Error Handling, panic, recover, and Defensive Programming in Go
Learn Go’s explicit error-handling style and understand when panics are appropriate versus ordinary returned errors.
Inside this chapter
- Why Go Treats Errors Explicitly
- Standard Error Pattern
- Wrapping Errors
- panic and recover
- Business Example
Series navigation
Study the chapters in order for the clearest path from Golang basics to advanced concurrency, service design, and production engineering. Use the navigation at the bottom to move smoothly through the full tutorial series.
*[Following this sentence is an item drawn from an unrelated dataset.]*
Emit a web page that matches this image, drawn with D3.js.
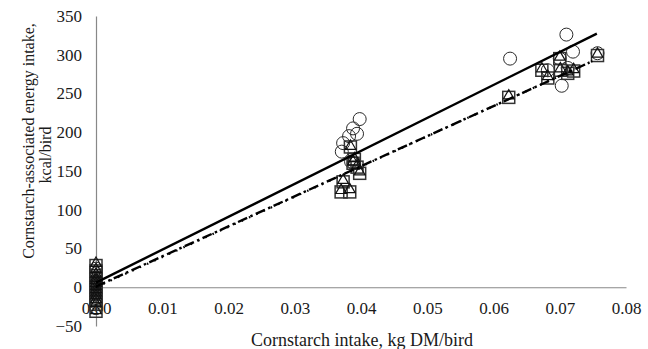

Why Go Treats Errors Explicitly
Go prefers explicit returned errors instead of exception-heavy control flow. This makes failure paths visible in the function signature and often improves operational clarity in large systems.
Standard Error Pattern
result, err := loadUser(id)
if err != nil {
return err
}
This pattern appears everywhere in Go. Beginners sometimes find it repetitive, but experienced teams value its clarity and predictability.
Wrapping Errors
Modern Go code often wraps errors with extra context so operators and developers can better understand what failed and where. Contextual errors are far more useful than raw low-level failures alone.
panic and recover
panic is usually reserved for truly unrecoverable situations, programmer mistakes, or boot-time conditions that make the process invalid to continue. It should not replace normal business-rule error handling.
Business Example
An API request with invalid input should return an ordinary error and a proper client response, not trigger a panic. A panic might be appropriate for impossible internal invariants or catastrophic startup misconfiguration.